Syria death toll jumps to 60,000 amid escalating violence, according to U.N.

Syria death toll jumps to 60,000 amid escalating violence, according to U.N.

Syria casualties increase.

The U.N. human rights office released an estimate of Syrian casualties that brings the harsh realities of the nation’s civil war into sharp perspective. 60,000 civilians, soldiers, and rebels have suffered violent deaths in the country in just over 21 months.

Reports suggest that recent months have proved to be the conflict’s deadliest thus far, with the pace of killing accelerating over time.

The conflict began in March 2011 with protests calling for political change. During the summer of 2011 death tolls reached an alarming 1,000 per month according to the Associated Press.
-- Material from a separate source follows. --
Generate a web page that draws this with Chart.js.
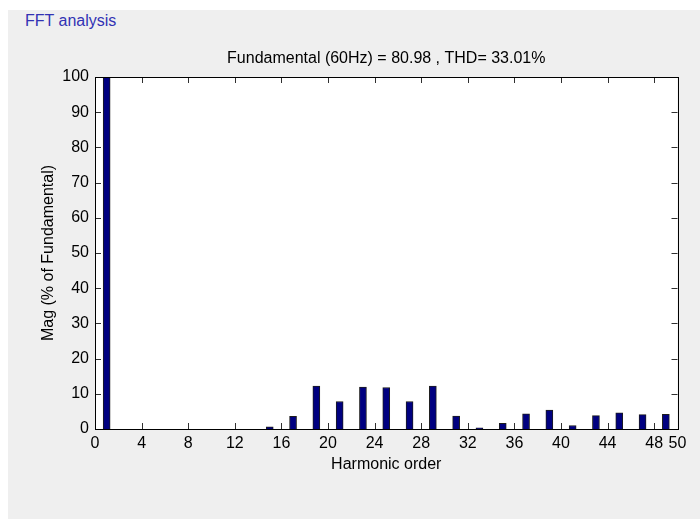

As the violence escalated into a full-scale civil war, death tolls quintupled to 5,000 per month in the summer of 2012.

Why the dramatic increase in killings? As the Syrian rebels have organized into a larger and more well equipped fighting force, confrontations with President Bashir Assad’s military have resulted in greater destruction and higher casualties.

Mr. Assad’s military power is largely concentrated in air capabilities currently lacked by the opposition. Accordingly, the rebels have adopted a strategy of launching deadly attacks on government airports as they push toward Mr. Assad’s stronghold in Damascus.

In the past few weeks rebels have clashed with government forces inside the Mannagh military airport near the Turkish border, along with the Aleppo international airport and nearby Nerab military airport, halting air traffic for several days.

The government has responded with daily airstrikes on rebel-controlled areas around the capital, using military jets stationed in bases to the south beyond the reach of rebel forces. Human rights groups and anti-regime activists say Assad’s forces make little effort to avoid targeting civilians when bombing rebel areas.

One recent video shows the gruesome aftermath of a fighter jet missile hitting a gas station in the suburb of Mleiha. Incinerated victims—one still astride a motorcycle—confront the viewer while a voice off-camera screams, “He’s burning! The guy is burning!”

“The number of casualties is much higher than we expected, and is truly shocking,” said U.N. High Commissioner for Human Rights Navi Pillay. Other activist groups have quoted closer to 45,000 casualties, including the UK-based Syrian Observatory for Human Rights.

Mrs. Pillay added that acts by both sides could be considered war crimes, and criticized the government for provoking rebel reprisals by cracking down on peaceful protests.

“The failure of the international community, in particular the Security Council, to take concrete actions to stop the bloodletting shames us all,” Pillay said. “Collectively, we have fiddled at the edges while Syria burns.”

The U.S. and many European and Arab nations have called for Assad to step down, with crippling international sanctions contributing to the steady erosion of Assad’s power. Meanwhile Russia, China and Iran tacitly support the brutal regime by opposing foreign interference in Syria’s internal affairs.

To put the abstract figure of 60,000 dead in perspective, the Associated Press estimates a total of 110,600 violent deaths resulting from the bloody Iraq war over a six-year period from 2003-2009. Casualties in Syria appear to have now reached more than half that number in less than a third of the time.

Left to its own devices, the Syrian civil war continues to claim lives, and its death toll is likely even higher than 60,000. Incomplete reports were excluded, and many killings may not have been documented.

“There are many names not on the list for people who were quietly shot in the woods,” said Pillay’s spokesman Rupert Colville.

The province of Homs experienced the most killings, followed by the Damascus suburbs, Idlib, Aleppo, Daraa and Hama. At least three-fourths of the victims were male.

Mrs. Pillay warned about the continued violence that will almost certainly follow Syria’s divisive civil war. “We must not compound the existing disaster by failing to prepare for the inevitable — and very dangerous — instability that will occur when the conflict ends,” she said.

According to the U.N. refugee agency UNHCR, in December about 84,000 people fled from Syria into neighbors Turkey, Jordan, Lebanon and Iraq, with countless thousands more displaced within the country itself.

International economic interests are responding to Syria’s unstable climate and exiting the country, further weakening the national economy and the Assad regime. Most recently, the Manila-based International Container Terminal Services Inc. said it would withdraw from Syria’s largest port at Tartus, citing an “untenable, hostile and dangerous business environment.”

In addition, early on Wednesday groups attacked the military airport of Taftanas in the northwestern province of Idlib, local al-Ekhbaria TV said, adding that government troops repulsed the attack and rendered many of the assailants killed or injured.

Arab news TV channels said the clashes at the airport were incessant, adding that the rebels managed to storm the airport.

Meanwhile, on Wednesday it was revealed that American journalist James Foley has been missing within the country for over a month. Mr. Foley was abducted by unidentified gunmen on November 22nd while providing video for Agence France-Press, according to a statement made by his family.

“His captors, whoever they may be, must release him immediately,” said AFP chairman Emmanuel Hoog.

Reporting on Syria has proven hazardous to foreign journalists. Many choose to sneak in with rebels after being denied visas by the government.